[Information provided]
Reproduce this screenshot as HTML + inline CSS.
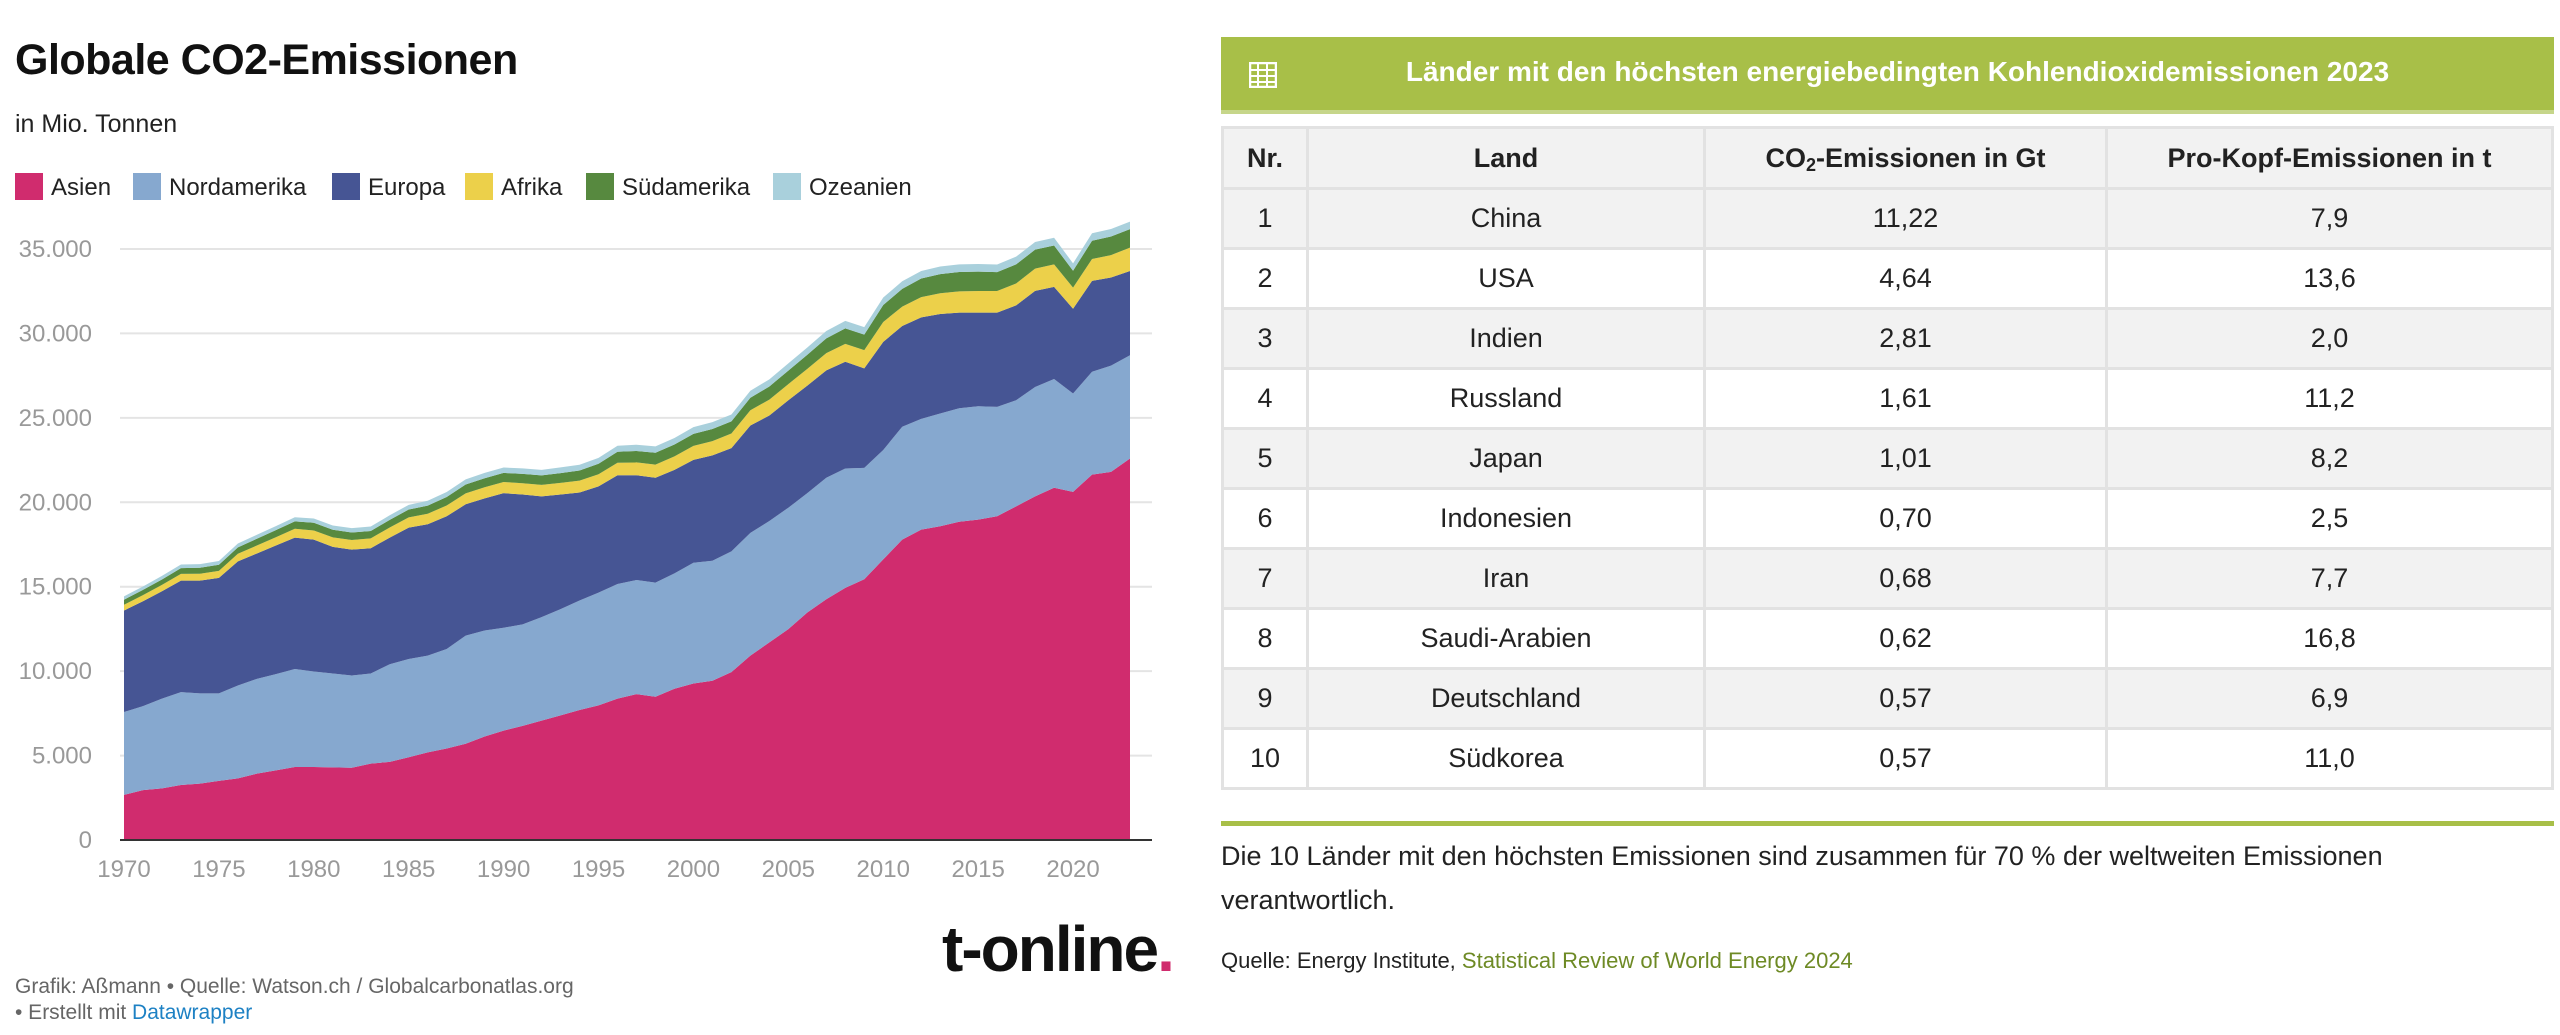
<!DOCTYPE html>
<html><head><meta charset="utf-8">
<style>
body{margin:0;width:2560px;height:1035px;background:#fff;font-family:"Liberation Sans",sans-serif;position:relative;overflow:hidden;color:#222}
.abs{position:absolute}
table{border-collapse:collapse;position:absolute;left:1221px;top:126px;width:1333px;font-size:27px;color:#222}
td,th{border:3px solid #e2e2e2;text-align:center;height:57px;padding:0}
th{background:#f2f2f2;font-weight:bold;height:58px}
sub{font-size:18px;line-height:0;position:relative;top:4px;vertical-align:baseline}
tr:nth-child(even) td{background:#f2f2f2}
</style></head><body>
<div class="abs" style="left:15px;top:36px;font-size:43px;font-weight:bold;color:#111;letter-spacing:-0.5px">Globale CO2-Emissionen</div>
<div class="abs" style="left:15px;top:110px;font-size:25px;color:#222">in Mio. Tonnen</div>
<svg id="chart" class="abs" style="left:0;top:0" width="1200" height="1035"></svg>
<div class="abs" style="left:942px;top:912px;font-size:64px;font-weight:bold;color:#111;letter-spacing:-2px">t-online<span style="color:#d02c6e">.</span></div>
<div class="abs" style="left:15px;top:975px;font-size:21px;color:#666">Grafik: Aßmann • Quelle: Watson.ch / Globalcarbonatlas.org</div>
<div class="abs" style="left:15px;top:1001px;font-size:21px;color:#666"> • Erstellt mit <span style="color:#1d81c4">Datawrapper</span></div>

<div class="abs" style="left:1221px;top:37px;width:1333px;height:77px;background:#a8bf48;border-bottom:4px solid #c6d68a;box-sizing:border-box">
 <svg class="abs" style="left:28px;top:25px" width="28" height="26"><rect x="1" y="1" width="26" height="24" fill="none" stroke="#fff" stroke-width="2.5"/><path d="M1 8H27M1 14H27M1 20H27M9 1V25M18 1V25" stroke="#fff" stroke-width="2"/></svg>
 <div class="abs" style="left:0;width:1333px;top:19px;text-align:center;color:#fff;font-weight:bold;font-size:28px;padding-left:10px">Länder mit den höchsten energiebedingten Kohlendioxidemissionen 2023</div>
</div>
<table>
<tr><th style="width:82px">Nr.</th><th style="width:394px">Land</th><th style="width:399px">CO<sub>2</sub>-Emissionen in Gt</th><th>Pro-Kopf-Emissionen in t</th></tr>
<tr><td>1</td><td>China</td><td>11,22</td><td>7,9</td></tr>
<tr><td>2</td><td>USA</td><td>4,64</td><td>13,6</td></tr>
<tr><td>3</td><td>Indien</td><td>2,81</td><td>2,0</td></tr>
<tr><td>4</td><td>Russland</td><td>1,61</td><td>11,2</td></tr>
<tr><td>5</td><td>Japan</td><td>1,01</td><td>8,2</td></tr>
<tr><td>6</td><td>Indonesien</td><td>0,70</td><td>2,5</td></tr>
<tr><td>7</td><td>Iran</td><td>0,68</td><td>7,7</td></tr>
<tr><td>8</td><td>Saudi-Arabien</td><td>0,62</td><td>16,8</td></tr>
<tr><td>9</td><td>Deutschland</td><td>0,57</td><td>6,9</td></tr>
<tr><td>10</td><td>Südkorea</td><td>0,57</td><td>11,0</td></tr>
</table>
<div class="abs" style="left:1221px;top:821px;width:1333px;height:5px;background:#a8bf48"></div>
<div class="abs" style="left:1221px;top:834px;width:1320px;font-size:27px;line-height:44px;color:#222">Die 10 Länder mit den höchsten Emissionen sind zusammen für 70 % der weltweiten Emissionen verantwortlich.</div>
<div class="abs" style="left:1221px;top:948px;font-size:22px;color:#222">Quelle: Energy Institute, <span style="color:#6e8a25">Statistical Review of World Energy 2024</span></div>

<script>
const years=[];for(let y=1970;y<=2023;y++)years.push(y);
const asien=[2670,2950,3060,3260,3340,3500,3650,3930,4120,4320,4320,4300,4280,4520,4630,4900,5190,5420,5700,6130,6480,6760,7070,7380,7700,7970,8370,8640,8480,8960,9270,9430,9940,10920,11700,12490,13470,14260,14930,15440,16620,17790,18380,18580,18850,18970,19170,19760,20350,20860,20620,21640,21800,22590];
const nordamerika=[4910,4980,5310,5500,5340,5180,5500,5610,5700,5810,5660,5560,5460,5340,5780,5820,5730,5890,6400,6280,6090,6010,6130,6290,6480,6680,6790,6760,6760,6830,7150,7110,7150,7270,7190,7190,7070,7190,7070,6600,6480,6680,6560,6680,6720,6720,6480,6280,6480,6440,5820,6090,6290,6120];
const europa=[6010,6210,6360,6600,6680,6840,7350,7430,7620,7780,7810,7500,7460,7420,7500,7780,7780,7860,7780,7820,7970,7690,7150,6790,6400,6290,6440,6200,6210,6130,6090,6240,6120,6360,6250,6360,6370,6360,6320,5890,6400,5970,6010,5890,5660,5540,5580,5620,5690,5460,5020,5380,5220,4990];
const afrika=[340,360,380,400,410,420,450,470,490,520,540,560,570,580,600,610,620,640,650,660,660,670,680,690,700,720,740,760,780,800,830,840,860,900,940,960,990,1020,1060,1080,1180,1150,1200,1230,1260,1280,1280,1300,1320,1330,1250,1300,1330,1380];
const suedamerika=[300,310,320,340,350,360,380,400,420,440,460,450,440,440,450,460,480,500,520,530,540,550,560,580,600,620,650,680,700,700,710,720,720,740,780,800,840,880,920,920,1000,1050,1100,1130,1150,1150,1120,1130,1120,1120,1000,1080,1100,1100];
const ozeanien=[200,205,210,215,220,225,230,235,240,245,250,255,260,265,270,280,290,300,310,320,320,325,330,335,340,350,360,370,380,390,400,405,410,415,420,425,430,435,440,440,445,450,450,450,450,450,450,455,455,455,440,445,445,440];
const seriesNames=["Asien","Nordamerika","Europa","Afrika","Südamerika","Ozeanien"];
const seriesData=[asien,nordamerika,europa,afrika,suedamerika,ozeanien];
const yTicks=[0,5000,10000,15000,20000,25000,30000,35000];
const yTickLabels=["0","5.000","10.000","15.000","20.000","25.000","30.000","35.000"];
const xTicks=[1970,1975,1980,1985,1990,1995,2000,2005,2010,2015,2020];
const colors=["#d02c6e","#86a8cf","#465594","#ecd04a","#57893f","#a9d0dc"];
const NS="http://www.w3.org/2000/svg";
const svg=document.getElementById('chart');
const X0=124,X1=1130,Y0=840,Y35=249;
const x=y=>X0+(y-1970)*(X1-X0)/(2023-1970);
const yv=v=>Y0-v*(Y0-Y35)/35000;
function mk(t,a){const e=document.createElementNS(NS,t);for(const k in a)e.setAttribute(k,a[k]);svg.appendChild(e);return e;}
yTicks.forEach((t,i)=>{
 if(t>0){const g=mk('line',{x1:X0-4,x2:1152,y1:yv(t),y2:yv(t),stroke:'#e4e4e4','stroke-width':2});
 
 }
 const l=mk('text',{x:92,y:yv(t)+8,'text-anchor':'end','font-size':24,fill:'#999','font-family':'Liberation Sans, sans-serif'});
 l.textContent=yTickLabels[i];
 
 
});
let base=years.map(()=>0);
seriesData.forEach((s,k)=>{
 const top=base.map((b,i)=>b+s[i]);
 let d='M'+years.map((y,i)=>x(y)+','+yv(top[i])).join('L');
 for(let i=years.length-1;i>=0;i--)d+='L'+x(years[i])+','+yv(base[i]);
 const p=mk('path',{d:d+'Z',fill:colors[k]});
 
 
 base=top;
});
const ax=mk('line',{x1:X0-4,x2:1152,y1:Y0,y2:Y0,stroke:'#333','stroke-width':2});


xTicks.forEach(t=>{
 const l=mk('text',{x:x(t),y:877,'text-anchor':'middle','font-size':24,fill:'#999','font-family':'Liberation Sans, sans-serif'});
 l.textContent=t;
 
 
});
const lx=[15,133,332,465,586,773];
seriesNames.forEach((n,k)=>{
 const r=mk('rect',{x:lx[k],y:173,width:28,height:27,fill:colors[k]});
 
 
 const t=mk('text',{x:lx[k]+36,y:195,'font-size':24,fill:'#222','font-family':'Liberation Sans, sans-serif'});
 t.textContent=n;
 
 
});
</script>
</body></html>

[Aim] Repeat only the lines from the beginning of the material through the line containing "Erstellt mit <span", both ends kept, leaving pictures out.

[Solution to the problem]
Reproduce this screenshot as HTML + inline CSS.
<!DOCTYPE html>
<html><head><meta charset="utf-8">
<style>
body{margin:0;width:2560px;height:1035px;background:#fff;font-family:"Liberation Sans",sans-serif;position:relative;overflow:hidden;color:#222}
.abs{position:absolute}
table{border-collapse:collapse;position:absolute;left:1221px;top:126px;width:1333px;font-size:27px;color:#222}
td,th{border:3px solid #e2e2e2;text-align:center;height:57px;padding:0}
th{background:#f2f2f2;font-weight:bold;height:58px}
sub{font-size:18px;line-height:0;position:relative;top:4px;vertical-align:baseline}
tr:nth-child(even) td{background:#f2f2f2}
</style></head><body>
<div class="abs" style="left:15px;top:36px;font-size:43px;font-weight:bold;color:#111;letter-spacing:-0.5px">Globale CO2-Emissionen</div>
<div class="abs" style="left:15px;top:110px;font-size:25px;color:#222">in Mio. Tonnen</div>
<svg id="chart" class="abs" style="left:0;top:0" width="1200" height="1035"></svg>
<div class="abs" style="left:942px;top:912px;font-size:64px;font-weight:bold;color:#111;letter-spacing:-2px">t-online<span style="color:#d02c6e">.</span></div>
<div class="abs" style="left:15px;top:975px;font-size:21px;color:#666">Grafik: Aßmann • Quelle: Watson.ch / Globalcarbonatlas.org</div>
<div class="abs" style="left:15px;top:1001px;font-size:21px;color:#666"> • Erstellt mit <span style="color:#1d81c4">Datawrapper</span></div>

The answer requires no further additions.